* _Recorded data_
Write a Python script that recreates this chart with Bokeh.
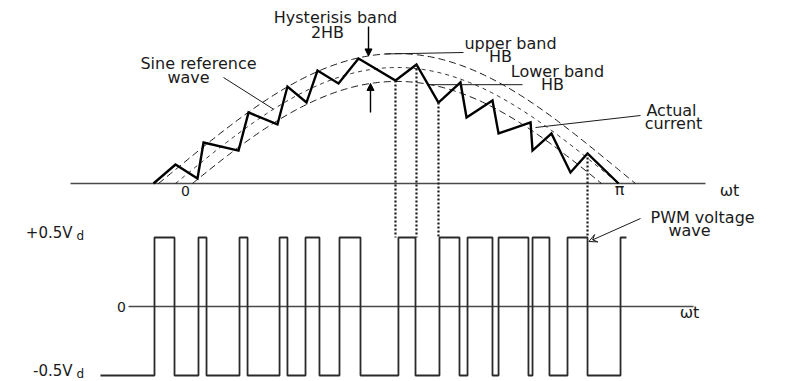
import numpy as np
from bokeh.plotting import figure
from bokeh.models import Range1d, Label, Arrow, NormalHead, VeeHead
from bokeh.embed import file_html
from bokeh.resources import INLINE

# ---------------- data ----------------
# reference sine (per unit) and hysteresis half band HB
sine_amplitude = 1.0
hysteresis_hb = 0.12

# actual current: switching vertices (omega*t in rad, current in per unit)
current_t = [-0.156, 0.000, 0.156, 0.199, 0.447, 0.518, 0.723, 0.794, 0.929,
             1.007, 1.156, 1.298, 1.560, 1.709, 1.865, 2.021, 2.064, 2.248,
             2.291, 2.518, 2.532, 2.666, 2.801, 2.922, 3.142]
current_i = [0.000, 0.164, 0.043, 0.353, 0.284, 0.612, 0.509, 0.836, 0.698,
             0.974, 0.862, 1.078, 0.888, 1.026, 0.698, 0.871, 0.569, 0.716,
             0.431, 0.526, 0.284, 0.431, 0.095, 0.259, 0.000]
# vertices projected down onto the PWM wave (dotted lines)
projected_vertices = [12, 13, 14, 23]

# PWM voltage wave: switching instants (rad) and level of each interval (x Vd)
pwm_edges = [-0.532, -0.149, -0.007, 0.163, 0.220, 0.454, 0.511, 0.738, 0.794,
             0.922, 1.021, 1.163, 1.312, 1.581, 1.702, 1.872, 2.014, 2.071,
             2.248, 2.291, 2.503, 2.532, 2.652, 2.780, 2.922, 3.156, 3.198]
pwm_levels = [-0.5, 0.5, -0.5, 0.5, -0.5, 0.5, -0.5, 0.5, -0.5, 0.5, -0.5,
              0.5, -0.5, 0.5, -0.5, 0.5, -0.5, 0.5, -0.5, 0.5, -0.5, 0.5,
              -0.5, 0.5, -0.5, 0.5]

# tick labels
current_ticks = [0.0, np.pi]
current_tick_labels = ["0", "\u03c0"]
volt_ticks = [0.5, 0.0, -0.5]
volt_tick_labels = ["+0.5V", "0", "-0.5V"]

# ---------------- layout helpers (reference pixel -> data) ----------------
PX_PER_RAD = 141.01
def tx(px):
    return (px - 175.0) / PX_PER_RAD
def cy(py):
    return (183.0 - py) / 116.0
def vy(py):
    return (306.0 - py) / 138.0

W, H = 798, 381
p = figure(width=W, height=H, output_backend="svg", toolbar_location=None,
           x_range=Range1d(tx(0), tx(W)), y_range=Range1d(cy(H), cy(0)),
           min_border=0, tools="")
p.extra_y_ranges = {"volt": Range1d(vy(H), vy(0))}
p.axis.visible = False
p.xgrid.visible = False
p.ygrid.visible = False
p.outline_line_color = None
p.background_fill_color = "white"
p.border_fill_color = "white"

INK = "#1a1a1a"
GREY = "#4a4a4a"
FONT = "DejaVu Sans"

def v_to_cur(v):
    cur_lo, cur_hi = p.y_range.start, p.y_range.end
    v_lo, v_hi = p.extra_y_ranges["volt"].start, p.extra_y_ranges["volt"].end
    return cur_lo + (v - v_lo) / (v_hi - v_lo) * (cur_hi - cur_lo)

# ---------------- upper panel ----------------
p.line([tx(70), tx(705)], [0, 0], line_color=GREY, line_width=1.3)

hb_t = np.arcsin(hysteresis_hb / sine_amplitude)
t_up = np.linspace(-hb_t, np.pi + hb_t, 200)
t_lo = np.linspace(hb_t, np.pi - hb_t, 200)
t_s = np.linspace(0, np.pi, 200)
p.line(t_up, sine_amplitude * np.sin(t_up) + hysteresis_hb,
       line_color=INK, line_width=1, line_dash="7 4")
p.line(t_lo, sine_amplitude * np.sin(t_lo) - hysteresis_hb,
       line_color=INK, line_width=1, line_dash="7 4")
p.line(t_s, sine_amplitude * np.sin(t_s),
       line_color=INK, line_width=0.9, line_dash="4 4")

p.line(current_t, current_i, line_color="black", line_width=2.4,
       line_join="miter")

# dotted projections
for k in projected_vertices:
    p.line([current_t[k], current_t[k]], [current_i[k], v_to_cur(0.5)],
           line_color=INK, line_width=2.2, line_dash="2 2")

# ---------------- lower panel ----------------
p.line([tx(128), tx(693)], [0, 0], y_range_name="volt",
       line_color=GREY, line_width=1.3)
xs, ys = [], []
for i, lv in enumerate(pwm_levels):
    xs += [pwm_edges[i], pwm_edges[i + 1]]
    ys += [lv, lv]
p.line(xs, ys, y_range_name="volt", line_color="#2a2a2a", line_width=1.8)

# ---------------- texts ----------------
def lab(text, x, y, size=16, align="center", rng="default", baseline="middle"):
    p.add_layout(Label(x=x, y=y, text=text, text_font=FONT,
                       text_font_size=f"{size}px", text_color=INK,
                       text_align=align, text_baseline=baseline,
                       y_range_name=rng))

lab("Hysterisis band", tx(335), cy(17))
lab("2HB", tx(327), cy(32))
lab("Sine reference", tx(198), cy(63))
lab("wave", tx(188), cy(77))
lab("upper band", tx(510), cy(43))
lab("HB", tx(500), cy(56))
lab("Lower band", tx(557), cy(71))
lab("HB", tx(552), cy(84))
lab("Actual", tx(671), cy(110))
lab("current", tx(673), cy(123))
lab(current_tick_labels[0], current_ticks[0] + tx(185), cy(190), size=14)
lab(current_tick_labels[1], current_ticks[1] + tx(619) - np.pi, cy(189), size=16)
lab("\u03c9t", tx(729), cy(190), size=16)

lab("PWM voltage", tx(650), vy(217), align="left", rng="volt")
lab("wave", tx(689), vy(230), rng="volt")
lab("\u03c9t", tx(689), vy(312), rng="volt")

for v, txt in zip(volt_ticks, volt_tick_labels):
    if txt == "0":
        lab(txt, tx(121), v, size=14, rng="volt")
    else:
        lab(txt, tx(72), v + 0.036, size=15, align="right", rng="volt")
        lab("d", tx(76), v + 0.014, size=12, align="left", rng="volt")

# ---------------- pointers ----------------
def band_up(t):
    return sine_amplitude * np.sin(t) + hysteresis_hb
def band_lo(t):
    return sine_amplitude * np.sin(t) - hysteresis_hb

ta = tx(368)
p.add_layout(Arrow(end=NormalHead(size=7, fill_color="black", line_color="black"),
                   x_start=ta, y_start=cy(26), x_end=ta, y_end=band_up(ta),
                   line_width=1.4, line_color="black"))
tb = tx(370)
p.add_layout(Arrow(end=NormalHead(size=7, fill_color="black", line_color="black"),
                   x_start=tb, y_start=cy(112), x_end=tb, y_end=band_lo(tb),
                   line_width=1.4, line_color="black"))

# sine reference pointer
ts = tx(273)
p.line([tx(223), ts], [cy(77), sine_amplitude * np.sin(ts)],
       line_color=INK, line_width=1)
# upper band pointer
tu = tx(385)
p.line([tx(463), tu], [cy(52), band_up(tu)], line_color=INK, line_width=1)
# lower band pointer
tl = tx(430)
p.line([tl, tx(522)], [band_lo(tl), band_lo(tl)], line_color=INK, line_width=1)
# actual current pointer
p.line([tx(535), tx(640)], [cy(127), cy(115)], line_color=INK, line_width=1)
# PWM pointer (to the pulse edge under the last projected vertex)
p.add_layout(Arrow(end=VeeHead(size=8, line_color=INK, line_width=1, fill_color=None),
                   x_start=tx(640), y_start=vy(218),
                   x_end=current_t[projected_vertices[-1]] + 0.01,
                   y_end=vy(241), y_range_name="volt", line_width=1, line_color=INK))

open("out.html", "w").write(file_html(p, INLINE))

* _Stated goal_
Using the material above, return every line exactly as it appears, minus the pictures.

* _Result of this exercise_
Write a Python script that recreates this chart with Bokeh.
import numpy as np
from bokeh.plotting import figure
from bokeh.models import Range1d, Label, Arrow, NormalHead, VeeHead
from bokeh.embed import file_html
from bokeh.resources import INLINE

# ---------------- data ----------------
# reference sine (per unit) and hysteresis half band HB
sine_amplitude = 1.0
hysteresis_hb = 0.12

# actual current: switching vertices (omega*t in rad, current in per unit)
current_t = [-0.156, 0.000, 0.156, 0.199, 0.447, 0.518, 0.723, 0.794, 0.929,
             1.007, 1.156, 1.298, 1.560, 1.709, 1.865, 2.021, 2.064, 2.248,
             2.291, 2.518, 2.532, 2.666, 2.801, 2.922, 3.142]
current_i = [0.000, 0.164, 0.043, 0.353, 0.284, 0.612, 0.509, 0.836, 0.698,
             0.974, 0.862, 1.078, 0.888, 1.026, 0.698, 0.871, 0.569, 0.716,
             0.431, 0.526, 0.284, 0.431, 0.095, 0.259, 0.000]
# vertices projected down onto the PWM wave (dotted lines)
projected_vertices = [12, 13, 14, 23]

# PWM voltage wave: switching instants (rad) and level of each interval (x Vd)
pwm_edges = [-0.532, -0.149, -0.007, 0.163, 0.220, 0.454, 0.511, 0.738, 0.794,
             0.922, 1.021, 1.163, 1.312, 1.581, 1.702, 1.872, 2.014, 2.071,
             2.248, 2.291, 2.503, 2.532, 2.652, 2.780, 2.922, 3.156, 3.198]
pwm_levels = [-0.5, 0.5, -0.5, 0.5, -0.5, 0.5, -0.5, 0.5, -0.5, 0.5, -0.5,
              0.5, -0.5, 0.5, -0.5, 0.5, -0.5, 0.5, -0.5, 0.5, -0.5, 0.5,
              -0.5, 0.5, -0.5, 0.5]

# tick labels
current_ticks = [0.0, np.pi]
current_tick_labels = ["0", "\u03c0"]
volt_ticks = [0.5, 0.0, -0.5]
volt_tick_labels = ["+0.5V", "0", "-0.5V"]

# ---------------- layout helpers (reference pixel -> data) ----------------
PX_PER_RAD = 141.01
def tx(px):
    return (px - 175.0) / PX_PER_RAD
def cy(py):
    return (183.0 - py) / 116.0
def vy(py):
    return (306.0 - py) / 138.0

W, H = 798, 381
p = figure(width=W, height=H, output_backend="svg", toolbar_location=None,
           x_range=Range1d(tx(0), tx(W)), y_range=Range1d(cy(H), cy(0)),
           min_border=0, tools="")
p.extra_y_ranges = {"volt": Range1d(vy(H), vy(0))}
p.axis.visible = False
p.xgrid.visible = False
p.ygrid.visible = False
p.outline_line_color = None
p.background_fill_color = "white"
p.border_fill_color = "white"

INK = "#1a1a1a"
GREY = "#4a4a4a"
FONT = "DejaVu Sans"

def v_to_cur(v):
    cur_lo, cur_hi = p.y_range.start, p.y_range.end
    v_lo, v_hi = p.extra_y_ranges["volt"].start, p.extra_y_ranges["volt"].end
    return cur_lo + (v - v_lo) / (v_hi - v_lo) * (cur_hi - cur_lo)

# ---------------- upper panel ----------------
p.line([tx(70), tx(705)], [0, 0], line_color=GREY, line_width=1.3)

hb_t = np.arcsin(hysteresis_hb / sine_amplitude)
t_up = np.linspace(-hb_t, np.pi + hb_t, 200)
t_lo = np.linspace(hb_t, np.pi - hb_t, 200)
t_s = np.linspace(0, np.pi, 200)
p.line(t_up, sine_amplitude * np.sin(t_up) + hysteresis_hb,
       line_color=INK, line_width=1, line_dash="7 4")
p.line(t_lo, sine_amplitude * np.sin(t_lo) - hysteresis_hb,
       line_color=INK, line_width=1, line_dash="7 4")
p.line(t_s, sine_amplitude * np.sin(t_s),
       line_color=INK, line_width=0.9, line_dash="4 4")

p.line(current_t, current_i, line_color="black", line_width=2.4,
       line_join="miter")

# dotted projections
for k in projected_vertices:
    p.line([current_t[k], current_t[k]], [current_i[k], v_to_cur(0.5)],
           line_color=INK, line_width=2.2, line_dash="2 2")

# ---------------- lower panel ----------------
p.line([tx(128), tx(693)], [0, 0], y_range_name="volt",
       line_color=GREY, line_width=1.3)
xs, ys = [], []
for i, lv in enumerate(pwm_levels):
    xs += [pwm_edges[i], pwm_edges[i + 1]]
    ys += [lv, lv]
p.line(xs, ys, y_range_name="volt", line_color="#2a2a2a", line_width=1.8)

# ---------------- texts ----------------
def lab(text, x, y, size=16, align="center", rng="default", baseline="middle"):
    p.add_layout(Label(x=x, y=y, text=text, text_font=FONT,
                       text_font_size=f"{size}px", text_color=INK,
                       text_align=align, text_baseline=baseline,
                       y_range_name=rng))

lab("Hysterisis band", tx(335), cy(17))
lab("2HB", tx(327), cy(32))
lab("Sine reference", tx(198), cy(63))
lab("wave", tx(188), cy(77))
lab("upper band", tx(510), cy(43))
lab("HB", tx(500), cy(56))
lab("Lower band", tx(557), cy(71))
lab("HB", tx(552), cy(84))
lab("Actual", tx(671), cy(110))
lab("current", tx(673), cy(123))
lab(current_tick_labels[0], current_ticks[0] + tx(185), cy(190), size=14)
lab(current_tick_labels[1], current_ticks[1] + tx(619) - np.pi, cy(189), size=16)
lab("\u03c9t", tx(729), cy(190), size=16)

lab("PWM voltage", tx(650), vy(217), align="left", rng="volt")
lab("wave", tx(689), vy(230), rng="volt")
lab("\u03c9t", tx(689), vy(312), rng="volt")

for v, txt in zip(volt_ticks, volt_tick_labels):
    if txt == "0":
        lab(txt, tx(121), v, size=14, rng="volt")
    else:
        lab(txt, tx(72), v + 0.036, size=15, align="right", rng="volt")
        lab("d", tx(76), v + 0.014, size=12, align="left", rng="volt")

# ---------------- pointers ----------------
def band_up(t):
    return sine_amplitude * np.sin(t) + hysteresis_hb
def band_lo(t):
    return sine_amplitude * np.sin(t) - hysteresis_hb

ta = tx(368)
p.add_layout(Arrow(end=NormalHead(size=7, fill_color="black", line_color="black"),
                   x_start=ta, y_start=cy(26), x_end=ta, y_end=band_up(ta),
                   line_width=1.4, line_color="black"))
tb = tx(370)
p.add_layout(Arrow(end=NormalHead(size=7, fill_color="black", line_color="black"),
                   x_start=tb, y_start=cy(112), x_end=tb, y_end=band_lo(tb),
                   line_width=1.4, line_color="black"))

# sine reference pointer
ts = tx(273)
p.line([tx(223), ts], [cy(77), sine_amplitude * np.sin(ts)],
       line_color=INK, line_width=1)
# upper band pointer
tu = tx(385)
p.line([tx(463), tu], [cy(52), band_up(tu)], line_color=INK, line_width=1)
# lower band pointer
tl = tx(430)
p.line([tl, tx(522)], [band_lo(tl), band_lo(tl)], line_color=INK, line_width=1)
# actual current pointer
p.line([tx(535), tx(640)], [cy(127), cy(115)], line_color=INK, line_width=1)
# PWM pointer (to the pulse edge under the last projected vertex)
p.add_layout(Arrow(end=VeeHead(size=8, line_color=INK, line_width=1, fill_color=None),
                   x_start=tx(640), y_start=vy(218),
                   x_end=current_t[projected_vertices[-1]] + 0.01,
                   y_end=vy(241), y_range_name="volt", line_width=1, line_color=INK))

open("out.html", "w").write(file_html(p, INLINE))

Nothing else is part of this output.